Apart from its fortitude, the Big Dog is extremely smart. Its programmed behaviors are some of the most advanced artificial intelligence and navigation systems ever developed. Big Dog can run or walk slowly along soldiers, lay down to be loaded or unloaded, and be aware of its surroundings the entire time. Only a direct and crucial hit can take the BigDog off its path, though it will never fall to the ground, no matter how hard it’s hit. This is due to its built-in laser gyroscope, which keeps BigDog on his metal paws, even when it slips, stumbles or is kicked over.
These dogs are not ready yet for actual battlefield action; its autonomy needs further improvement. Still, the US Army has high hopes for these bots. It is presently most effective way to carry all kinds of material, over any kind of terrain, reducing the weight that soldiers have on their bodies and freeing them to move faster and more efficiently. Just like pack mules, these robots spare the need to have to build roads over rugged landscapes. Robert Mandelbaum, a program manager in DARPA's Information Processing Techniques and Tactical Technology offices, says that “Some of the wars that we're engaged in now happen to have that kind of terrain."
The BigDog is created by Boston Dynamics, an engineering and robotics company “dedicated to the way things move.” Known for building highly advanced robots with remarkable behavior that utilizes mobility, agility, dexterity and speed, the company has already developed hopping and self-balancing robots that move like animals. The corporation is founded by former MIT Professor Dr. Marc Raibert, and is comprised of world-class development teams that take projects from initial concept to prototyping, to build-test-build engineering, to field testing and low-rate production. Some of its biggest clients include DARPA, the US Army, Navy and Marine Corps to Sony Corporation.

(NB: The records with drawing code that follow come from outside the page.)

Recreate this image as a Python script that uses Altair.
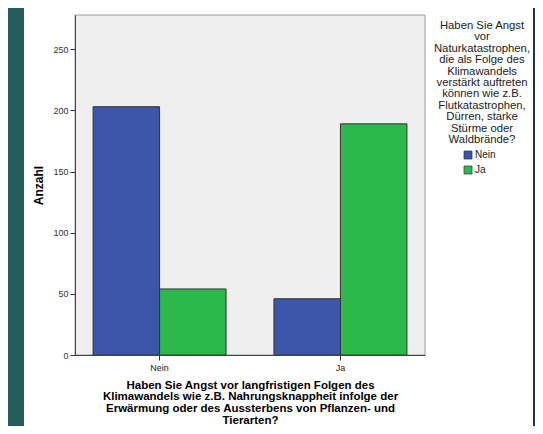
import altair as alt
import pandas as pd

# Data
categories = ["Nein", "Ja"]            # x: Angst vor langfristigen Folgen
series = ["Nein", "Ja"]                # colour: Angst vor Naturkatastrophen
values_nein = [203, 46]                # series "Nein" (blue)
values_ja = [54, 189]                  # series "Ja" (green)

x_title = [
    "Haben Sie Angst vor langfristigen Folgen des",
    "Klimawandels wie z.B. Nahrungsknappheit infolge der",
    "Erwärmung oder des Aussterbens von Pflanzen- und",
    "Tierarten?",
]
legend_title = [
    "Haben Sie Angst",
    "vor",
    "Naturkatastrophen,",
    "die als Folge des",
    "Klimawandels",
    "verstärkt auftreten",
    "können wie z.B.",
    "Flutkatastrophen,",
    "Dürren, starke",
    "Stürme oder",
    "Waldbrände?",
]
y_ticks = [0, 50, 100, 150, 200, 250]

rows = []
for i, c in enumerate(categories):
    rows.append({"frage": c, "serie": "Nein", "anzahl": values_nein[i]})
    rows.append({"frage": c, "serie": "Ja", "anzahl": values_ja[i]})
df = pd.DataFrame(rows)

FONT = "Liberation Sans"
BLUE = "#3e56aa"
GREEN = "#2db84b"

one = pd.DataFrame({"k": [0]})

bg = alt.Chart(one).mark_rect(
    fill=alt.LinearGradient(
        gradient="linear", x1=0, y1=0, x2=1, y2=0,
        stops=[alt.GradientStop(offset=0, color="#255c5c"),
               alt.GradientStop(offset=1, color="#153a4b")],
    ),
    strokeWidth=0,
).encode(x=alt.value(-70), x2=alt.value(470), y=alt.value(-12), y2=alt.value(420))

panel = alt.Chart(one).mark_rect(fill="white", strokeWidth=0).encode(
    x=alt.value(-51), x2=alt.value(458), y=alt.value(-7), y2=alt.value(420)
)

plotbg = alt.Chart(one).mark_rect(fill="#efefef", stroke="#9a9a9a", strokeWidth=1).encode(
    x=alt.value(0), x2=alt.value(350), y=alt.value(0), y2=alt.value(340)
)

bars = alt.Chart(df).mark_bar(stroke="#333333", strokeWidth=1).encode(
    x=alt.X(
        "frage:N",
        sort=categories,
        scale=alt.Scale(paddingInner=0.265, paddingOuter=0.1),
        axis=alt.Axis(
            title=x_title, zindex=1,
            titleFont=FONT, titleFontSize=11.5, titleFontWeight="bold", titleColor="#000000",
            titleLineHeight=11.7, titleBaseline="top", titleY=24,
            labelFont=FONT, labelFontSize=9, labelColor="#222222", labelAngle=0,
            labelPadding=3, tickSize=5, tickColor="#333333",
            domainColor="#444444", grid=False,
        ),
    ),
    xOffset=alt.XOffset("serie:N", sort=series, scale=alt.Scale(paddingInner=0, paddingOuter=0)),
    y=alt.Y(
        "anzahl:Q",
        scale=alt.Scale(domain=[0, 278], nice=False, zero=True),
        axis=alt.Axis(
            title="Anzahl", values=y_ticks, zindex=1,
            titleFont=FONT, titleFontSize=12, titleFontWeight="bold", titleColor="#000000",
            titleX=-37, titleBaseline="middle",
            labelFont=FONT, labelFontSize=9, labelColor="#333333",
            labelPadding=2, tickSize=5, tickColor="#333333",
            domainColor="#444444", grid=False,
        ),
    ),
    color=alt.Color(
        "serie:N",
        sort=series,
        scale=alt.Scale(domain=series, range=[BLUE, GREEN]),
        legend=alt.Legend(
            title=None, orient="none", legendX=388, legendY=135,
            symbolType="square", symbolSize=64, symbolStrokeColor="#333333",
            symbolStrokeWidth=0.7, symbolOpacity=1,
            labelFont=FONT, labelFontSize=10, labelColor="#222222",
            labelOffset=2, rowPadding=3,
        ),
    ),
)

ltitle = alt.Chart(one).mark_text(
    text=legend_title, align="center", baseline="top", font=FONT,
    fontSize=11.3, lineHeight=11.4, color="#222222",
).encode(x=alt.value(407), y=alt.value(5))

chart = alt.layer(bg, panel, plotbg, bars, ltitle).properties(
    width=350, height=340,
    padding={"left": 67, "top": 7, "right": 110, "bottom": 71},
    autosize=alt.AutoSizeParams(type="none"),
    background="#1f4b54",
).configure_view(stroke=None)

chart.save("out.html", embed_options={"renderer": "svg", "actions": False})
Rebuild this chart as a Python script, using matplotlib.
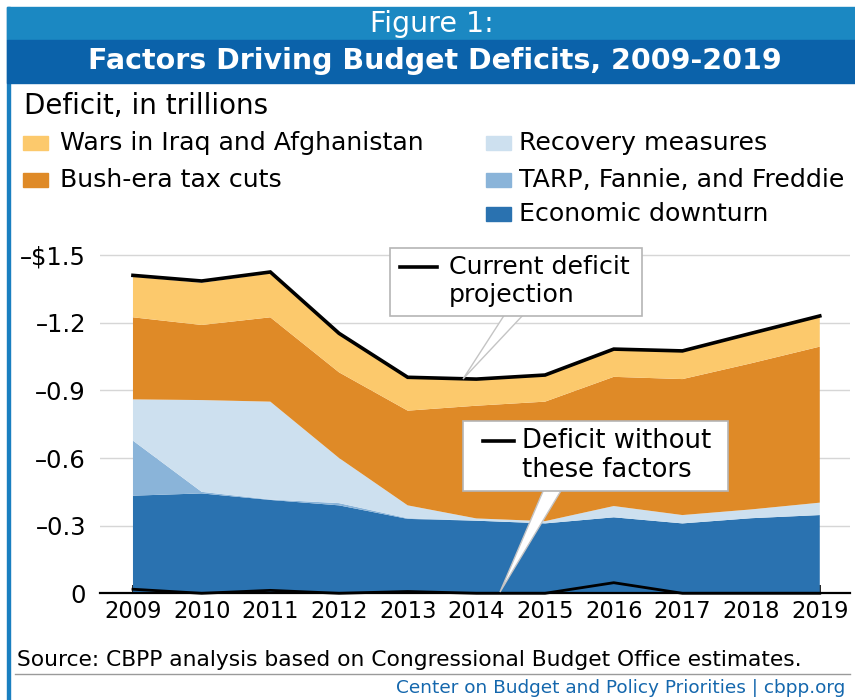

Building the complete military robot accordingly takes 30 months, at the cost $32 million. It is expected to debut in 2012. That means these legged robots will soon be fighting alongside humans, even replacing them entirely, a scenario long imagined by science fiction fans, from Terminator to the creators of Metal Gear. Now whether this is something to be thrilled or apprehensive about I can’t entirely say. All I know is these military robots are pretty cool to watch in action.